Se podría decir que la primera parte de la película termina cuando Juana, al fin, ha realizado en acto la prueba de su profecía, cuando lo que le dicen las voces se ha visto confirmado por un hecho real. A partir de ahí, ella es otra, al menos para los demás (y sin duda también para sí misma, pero eso le cuesta admitirlo).
Luego viene la coronación en Reims. Ahí Juana ha realizado por completo lo que sus voces le decían. Ha cumplido su misión. Es una ceremonia que para nadie puede ser tan esencial como para ella, ni siquiera para el rey recién coronado. Es un poco raro ver la pompa de esa ceremonia, que está y no está a la altura de Juana. En la pompa de la ceremonia se ve ya la cara falsa de lo anhelado por Juana. O quizás eso ya empezaba a verse en la primera escena de esta segunda parte. Ya en ese escena la trampa, la puerta de la prisión, estaba empezando a cerrarse, bajo la forma de la política como tejemaneje y traición. Pero, más allá de esas traiciones, también hay otra cuestión importante: si Juana ya ha realizado su misión, ¿qué hacer después? ¿cómo vivir después? No puede no seguir deseando la misma vida de aventuras y sin embargo algo se ha descontrolado. Ahora sus voces no la guían. Sus voces le hacen cumplidos y ella anhela órdenes. Hay algo roto allí afuera, en el mundo que la rodea, en el rey, pero también hay algo roto dentro de ella. (Ahora me pregunto si las películas sobre Juana de Arco no tenían tendencia a hacernos ver como misión de Juana su muerte en la hoguera y no el triunfo guerrero y la coronación en Reims. ¡Pero ella no busca la hoguera!)

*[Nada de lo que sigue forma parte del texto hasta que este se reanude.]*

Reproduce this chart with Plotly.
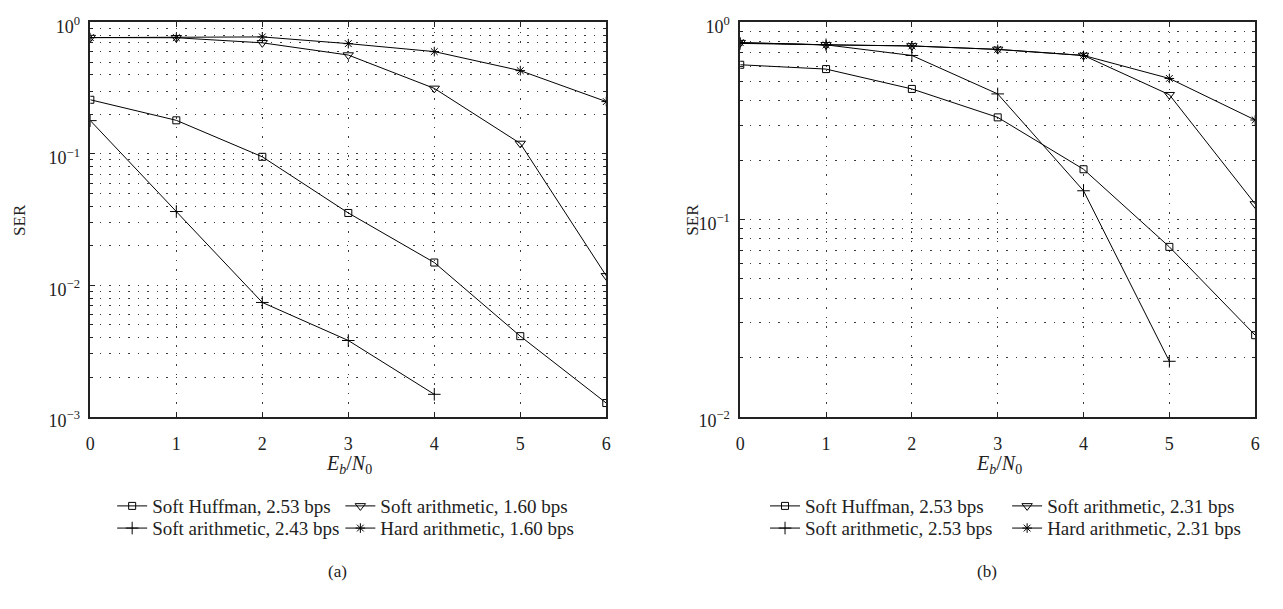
import plotly.graph_objects as go

ebn0 = [0, 1, 2, 3, 4, 5, 6]

# Panel (a)
a_soft_huffman = [0.258, 0.18, 0.095, 0.0355, 0.0149, 0.0041, 0.00127]
a_soft_arith_243 = [0.179, 0.0364, 0.0074, 0.0038, 0.00148]
a_soft_arith_160 = [0.767, 0.765, 0.70, 0.565, 0.315, 0.12, 0.0118]
a_hard_arith_160 = [0.767, 0.767, 0.776, 0.69, 0.60, 0.43, 0.25]

# Panel (b)
b_soft_huffman = [0.61, 0.58, 0.46, 0.33, 0.18, 0.0727, 0.0259]
b_soft_arith_253 = [0.783, 0.77, 0.68, 0.434, 0.14, 0.0191]
b_soft_arith_231 = [0.79, 0.77, 0.76, 0.73, 0.68, 0.43, 0.12]
b_hard_arith_231 = [0.79, 0.77, 0.76, 0.73, 0.68, 0.52, 0.32]

names_a = ["Soft Huffman, 2.53 bps", "Soft arithmetic, 2.43 bps",
           "Soft arithmetic, 1.60 bps", "Hard arithmetic, 1.60 bps"]
names_b = ["Soft Huffman, 2.53 bps", "Soft arithmetic, 2.53 bps",
           "Soft arithmetic, 2.31 bps", "Hard arithmetic, 2.31 bps"]
x_tick_labels = ["0", "1", "2", "3", "4", "5", "6"]

symbols = ["square-open", "cross-thin-open", "triangle-down-open", "asterisk-open"]
sizes = [7, 9, 9, 8]

FONT = "Liberation Serif, Times New Roman, serif"
INK = "#222222"
GRID = "#3a3a3a"
W, H = 1283, 609

fig = go.Figure()

series_a = [a_soft_huffman, a_soft_arith_243, a_soft_arith_160, a_hard_arith_160]
series_b = [b_soft_huffman, b_soft_arith_253, b_soft_arith_231, b_hard_arith_231]

# legend slots: (left x px, top y px)
LEG_FONT = 19
row1, row2 = 497, 520
slots_a = [(108, row1), (108, row2), (338, row1), (338, row2)]
slots_b = [(766, row1), (766, row2), (1010, row1), (1010, row2)]

leg_layout = {}
idx = 0
for series, names, slots, xa, ya in [
        (series_a, names_a, slots_a, "x", "y"),
        (series_b, names_b, slots_b, "x2", "y2")]:
    for vals, name, sym, sz, (lx, ly) in zip(series, names, symbols, sizes, slots):
        idx += 1
        lg = "legend" if idx == 1 else "legend%d" % idx
        fig.add_trace(go.Scatter(
            x=ebn0[:len(vals)], y=vals, name=name, mode="lines+markers",
            line=dict(color="black", width=1),
            marker=dict(symbol=sym, size=sz, color="black",
                        line=dict(color="black", width=1)),
            xaxis=xa, yaxis=ya, legend=lg))
        leg_layout[lg] = dict(font=dict(family=FONT, size=LEG_FONT, color=INK),
                              bgcolor="rgba(0,0,0,0)", xanchor="left", yanchor="top",
                              x=lx / W, y=1 - ly / H, itemwidth=30, orientation="v")

xdom_a = (86 / W, 606 / W)
xdom_b = (741 / W, 1260 / W)
ydom = (1 - 424 / H, 1 - 15 / H)

common = dict(showgrid=True, gridcolor=GRID, gridwidth=1, griddash="1.5px,8px",
              showline=True, linecolor=INK, linewidth=1.5, mirror="allticks",
              ticks="inside", ticklen=5, tickcolor=INK, zeroline=False,
              tickfont=dict(family=FONT, size=18, color=INK))

xaxis_common = dict(common, range=[0, 6], tickvals=ebn0, ticktext=x_tick_labels,
                    ticklabelstandoff=10)


def yaxis_cfg(lo, anchor):
    vals = [10 ** k for k in range(lo, 1)]
    txt = ["10<sup>%s</sup>" % (str(k).replace("-", "−")) for k in range(lo, 1)]
    return dict(common, type="log", range=[lo, 0], tickvals=vals, ticktext=txt,
                anchor=anchor, domain=ydom, ticklabelstandoff=5, ticklabelshift=4,
                minor=dict(dtick="D1", showgrid=True, gridcolor=GRID, griddash="1.5px,8px",
                           gridwidth=1, ticks="inside", ticklen=3, tickcolor=INK))


fig.update_layout(
    width=W, height=H,
    margin=dict(l=0, r=0, t=0, b=0),
    paper_bgcolor="white", plot_bgcolor="white",
    font=dict(family=FONT, color=INK),
    xaxis=dict(xaxis_common, domain=xdom_a, anchor="y"),
    yaxis=yaxis_cfg(-3, "x"),
    xaxis2=dict(xaxis_common, domain=xdom_b, anchor="y2"),
    yaxis2=yaxis_cfg(-2, "x2"),
    showlegend=True,
    **leg_layout,
)


def ann(text, x, y, size, angle=0):
    fig.add_annotation(text=text, x=x / W, y=1 - y / H, xref="paper", yref="paper",
                       showarrow=False, textangle=angle, xanchor="center", yanchor="middle",
                       font=dict(family=FONT, size=size, color=INK))


ann("SER", 14, 220, 17, -90)
ann("SER", 692, 220, 17, -90)
ann("<i>E<sub>b</sub></i>/<i>N</i><sub>0</sub>", 347, 474, 20)
ann("<i>E<sub>b</sub></i>/<i>N</i><sub>0</sub>", 1002, 474, 20)
ann("(a)", 335, 585, 17)
ann("(b)", 990, 585, 17)

fig.write_html("out.html")
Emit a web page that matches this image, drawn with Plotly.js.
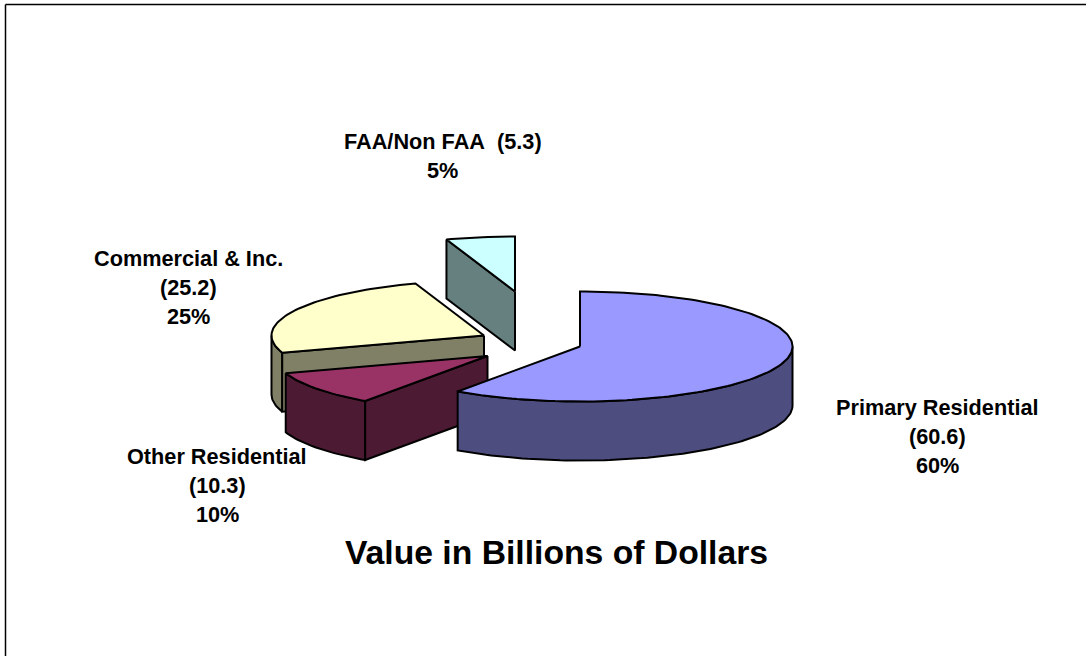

El primer encierro, la primera prisión, podría ser el no dejarla ir a guerrear (y hay que ver la escena en la que se despide de sus compañeros de armas, mientras detrás se desmonta una de las tiendas de campaña) pero quizás el primer encierro haya sido realizar su misión. Lo que concluye se cierra. La misión cumplida no libera, la libertad era tener una misión por cumplir. La película nos hizo sentir, con la incertidumbre pero también la alegría aventurera de lo que va encontrando su forma, cómo la misión se iba cumpliendo. La película nos hace vivir también el tiempo de después.